Film avec Gérard Depardieu – ce serait exagéré de dire qu’il y joue – et Fanny Ardant, qui réussit à être plus exaspérante que Luchini et Dussollier réunis ! En l’occurrence, Luchini en avoué sémillant ultra-théâtral, c’est une des rares réussites de cette version du Colonel Chabert, avec l’adaptation de la scène d’ouverture du roman – l’étude donc, pas la reconstitution d’Eylau. Cette production semble avoir misé beaucoup sur la reconstitution – décors, costumes –, et rien sur la direction d’acteurs, malgré une distribution clinquante. J’ai l’impression que c’est un trait partagé par les adaptations littéraires françaises de l’époque (Cyrano de Bergerac en 1990, la Reine Margot en 1994, le Hussard sur le toit en 1995…)

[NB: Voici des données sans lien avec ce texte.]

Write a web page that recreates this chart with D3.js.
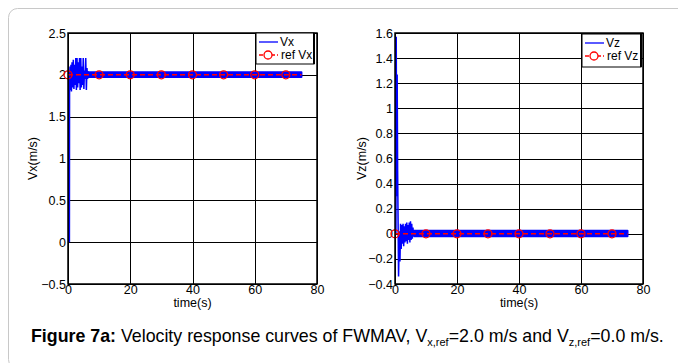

L’intrigue vaut ce qu’elle vaut – elle est peut-être la moins ennuyeuse des intrigues réalistes de Balzac –, le film y est plutôt fidèle en-dehors des vues d’Eylau. Difficile de reprocher aux scénaristes d’avoir condensé certains personnages, et évidemment fait disparaître les digressions. Dommage en revanche que le thème du double – Chabert / Derville, Chabert / la comtesse – ne soit presque jamais traité comme tel ; on y perd en richesse, d’autant que la comtesse est ménagée par rapport au roman sans y gagner en ambiguïté. Elle ferait une intéressante figure du Mal en étant plus machiavélique, une victime de la Restauration crédible en étant moins dominatrice, et un personnage extrêmement fort en conjuguant les deux ; or, ici elle manque singulièrement d’épaisseur, et se contente d’un vague mi-figue-mi-raisin qui révèle plus de tiédeur qu’elle ne montre d’ambiguïté. Yves Angelo n’a pas tranché entre un propos psychologique et un propos social, à moins que Fanny Ardant soit tout simplement incapable de jouer qui que ce soit.
Bon, à part ça, les ours blancs se trouvent bien déjà chez Balzac. Dans une seule phrase, que je n’aurais pas relevée à la lecture si je n’avais pas vu le film avant de relire le roman.